Monday, 10 November 2008

Private Members’ Business

Zimbabwe

9:25 pm

Photo of Judi MoylanJudi Moylan (Pearce, Liberal Party) Share this | Hansard source

I have now spoken on motions and brought motions in relation to Zimbabwe several times over the last few years. I have to say that it saddens me to think that we are again debating this issue in this chamber, but I thank the member for Melbourne Ports for once again raising the matter. When I spoke on this in 2005—and I had spoken on it three years earlier than that—I said that it was terrible to think that in 2005 there were still what I call tin-pot dictators running around countries like Zimbabwe, treating their citizens appallingly. What has also been appalling is the way in which the leaders of the African continent have fed the ego of this particular tin-pot dictator, Mr Mugabe. They have done that while millions of innocent men, women and children have suffered the most appalling deprivation, needlessly, purely for the sake of ego for someone who has stayed too long. It should be a matter of great shame for that continent that they have continued to support this individual in the way that they have.

By contrast, we have seen Mr Tsvangirai, the man who was elected as president but who has been unable to act fully and take control of that country in the way that he was elected to do, demonstrate amazing courage to the world. I do not know of too many people who would have the courage to continue to fight for the people of Zimbabwe in the way that he has. It is incredibly moving when you think that every day his life has been threatened and that now, having been properly elected in democratic, or so-called democratic, difficult elections, he is unable to start ruling that country in a way that diminishes the terrible suffering that these people have had to face in these last few years.
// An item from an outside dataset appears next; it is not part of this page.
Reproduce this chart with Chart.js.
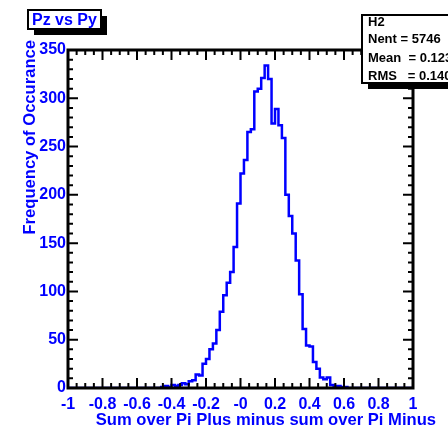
<!DOCTYPE html>
<html>
<head>
<meta charset="utf-8">
<title>Pz vs Py</title>
<script src="https://cdn.jsdelivr.net/npm/chart.js@4/dist/chart.umd.min.js"></script>
<style>
  html, body { margin: 0; padding: 0; background: #fff; }
  canvas { display: block; }
</style>
</head>
<body>
<canvas id="h2" width="448" height="428"></canvas>
<script>
/* --------- ヒストグラムのデータ --------- */
const histName = "H2";
const histTitle = "Pz vs Py";
const xAxisTitle = "Sum over Pi Plus minus sum over Pi Minus";
const yAxisTitle = "Frequency of Occurance";

// 100 ビン、-1 〜 1（ビン幅 0.02）
const binLow = -1;
const binWidth = 0.02;
const binCounts = [
  0, 0, 0, 0, 0, 0, 0, 0, 0, 0,
  0, 0, 0, 0, 0, 0, 0, 0, 0, 0,
  0, 0, 0, 0, 0, 0, 0, 1, 2, 1,
  3, 2, 3, 5, 4, 7, 8, 14, 13, 25,
  30, 40, 46, 60, 79, 96, 109, 120, 146, 191,
  222, 236, 265, 268, 307, 310, 321, 334, 320, 274,
  289, 272, 259, 200, 178, 160, 132, 97, 61, 44,
  43, 27, 20, 11, 9, 11, 3, 2, 2, 1,
  1, 0, 0, 0, 0, 0, 0, 0, 0, 0,
  0, 0, 0, 0, 0, 0, 0, 0, 0, 0,
];

// 軸の目盛り
const xTickValues = [-1, -0.8, -0.6, -0.4, -0.2, 0, 0.2, 0.4, 0.6, 0.8, 1];
const xTickLabels = ["-1", "-0.8", "-0.6", "-0.4", "-0.2", "-0", "0.2", "0.4", "0.6", "0.8", "1"];
const yTickValues = [0, 50, 100, 150, 200, 250, 300, 350];
const yTickLabels = ["0", "50", "100", "150", "200", "250", "300", "350"];

// 統計ボックスの中身
const statsLines = ["Nent = 5746", "Mean  = 0.1237", "RMS   = 0.1406"];

/* --------- 共通スタイル --------- */
const blue = "#0000ff";
const fontFamily = "'Liberation Sans', Arial, Helvetica, sans-serif";
const tickFont = { family: fontFamily, size: 16, weight: "bold" };

// ビンの左端を点にして階段線で描く（最後に右端を追加）
const stepPoints = binCounts.map((c, i) => ({ x: binLow + i * binWidth, y: c }));
stepPoints.push({ x: binLow + binCounts.length * binWidth, y: binCounts[binCounts.length - 1] });

/* --------- 枠と目盛り（内向き、四辺） --------- */
const frameTicks = {
  id: "frameTicks",
  afterDatasetsDraw(chart) {
    const { ctx, chartArea: a, scales: { x, y } } = chart;
    ctx.save();
    ctx.strokeStyle = "#000";
    ctx.lineWidth = 2;
    ctx.beginPath();
    // x 方向：0.05 ごとに小目盛り、0.2 ごとに大目盛り
    for (let k = 0; k <= 40; k++) {
      const px = x.getPixelForValue(-1 + k * 0.05);
      const len = k % 4 === 0 ? 10 : 5;
      ctx.moveTo(px, a.bottom); ctx.lineTo(px, a.bottom - len);
      ctx.moveTo(px, a.top); ctx.lineTo(px, a.top + len);
    }
    // y 方向：10 ごとに小目盛り、50 ごとに大目盛り
    for (let k = 0; k <= 35; k++) {
      const py = y.getPixelForValue(k * 10);
      const len = k % 5 === 0 ? 10 : 5;
      ctx.moveTo(a.left, py); ctx.lineTo(a.left + len, py);
      ctx.moveTo(a.right, py); ctx.lineTo(a.right - len, py);
    }
    ctx.stroke();
    ctx.lineWidth = 3;
    ctx.strokeRect(a.left, a.top, a.right - a.left, a.bottom - a.top);
    ctx.restore();
  },
};

/* --------- タイトル・軸タイトル・統計ボックス --------- */
function shadowBox(ctx, x, y, w, h) {
  ctx.fillStyle = "#000";
  ctx.fillRect(x + 6, y + 6, w, h);
  ctx.fillStyle = "#fff";
  ctx.fillRect(x, y, w, h);
  ctx.lineWidth = 2;
  ctx.strokeStyle = "#000";
  ctx.strokeRect(x, y, w, h);
}

const labelsAndBoxes = {
  id: "labelsAndBoxes",
  afterDraw(chart) {
    const ctx = chart.ctx;
    ctx.save();

    // 軸タイトル（右寄せ）
    ctx.fillStyle = blue;
    ctx.font = `bold 16.6px ${fontFamily}`;
    ctx.textAlign = "right";
    ctx.textBaseline = "alphabetic";
    ctx.fillText(xAxisTitle, 436, 425);

    ctx.save();
    ctx.translate(35, 40);
    ctx.rotate(-Math.PI / 2);
    ctx.fillText(yAxisTitle, 0, 0);
    ctx.restore();

    // 左上のタイトル
    shadowBox(ctx, 28, 10, 73, 19);
    ctx.fillStyle = blue;
    ctx.font = `bold 16px ${fontFamily}`;
    ctx.textAlign = "left";
    ctx.fillText(histTitle, 32, 25);

    // 右上の統計ボックス（キャンバス右端で切れる）
    shadowBox(ctx, 362, 15, 100, 68);
    ctx.fillStyle = "#000";
    ctx.font = `bold 13px ${fontFamily}`;
    ctx.fillText(histName, 368, 26);
    [43, 62, 80].forEach((by, i) => ctx.fillText(statsLines[i], 368, by));

    ctx.restore();
  },
};

/* --------- グラフ --------- */
new Chart(document.getElementById("h2"), {
  type: "line",
  data: {
    datasets: [
      {
        label: histName,
        data: stepPoints,
        borderColor: blue,
        borderWidth: 2.5,
        stepped: "before",
        pointRadius: 0,
        fill: false,
      },
    ],
  },
  options: {
    responsive: false,
    animation: false,
    layout: { padding: { top: 50, right: 35, bottom: 0, left: 0 } },
    plugins: { legend: { display: false }, tooltip: { enabled: false } },
    scales: {
      x: {
        type: "linear",
        min: -1,
        max: 1,
        grid: { display: false, drawTicks: false },
        border: { display: false },
        afterBuildTicks: (s) => { s.ticks = xTickValues.map((v) => ({ value: v })); },
        afterFit: (s) => { s.height = 40; },
        ticks: {
          autoSkip: false,
          maxRotation: 0,
          padding: 7,
          color: blue,
          font: tickFont,
          callback: (v, i) => xTickLabels[i],
        },
      },
      y: {
        type: "linear",
        min: 0,
        max: 350,
        grid: { display: false, drawTicks: false },
        border: { display: false },
        afterBuildTicks: (s) => { s.ticks = yTickValues.map((v) => ({ value: v })); },
        afterFit: (s) => { s.width = 68; },
        ticks: {
          autoSkip: false,
          padding: 2,
          color: blue,
          font: tickFont,
          callback: (v, i) => yTickLabels[i],
        },
      },
    },
  },
  plugins: [frameTicks, labelsAndBoxes],
});
</script>
</body>
</html>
It is a human disaster of monumental proportions. The unwillingness to act is very hard to fathom in a country that now has the world’s lowest life expectancy, the highest inflation and in excess, as the member for Fremantle said, of perhaps 1½ million orphaned children with AIDS, with AIDS now killing an estimated 3,500 people a week in Zimbabwe. How can the leaders of the African continent continue to support a leader who has presided over such appalling human suffering? It is a human rights tragedy of monumental proportions, and it is a disgrace that so far we in the democratic countries of the world have not been able to take effective action to prevent the ongoing tragedy which unfolds before our very eyes. When I spoke in 2007, I made a comment that over the past 10 years Mugabe, in seeking power for power’s sake, has brought his people to their knees.

I then read out the statistics on inflation, which of course are much worse now than they were then, and the fact that gross domestic product at that time had dropped to $5 billion, almost half of what it was seven years earlier. Ignoring the rule of law and legitimate democratic processes, the despot Mugabe has driven white farmers from their land and is now ruling through brutality and fear. These misbegotten policies have seriously eroded food production and employment opportunities—and this in a country that was the food bowl of Africa. It is unbelievable, as I said, at this time that we can continue to countenance the kinds of things that are happening in Zimbabwe today.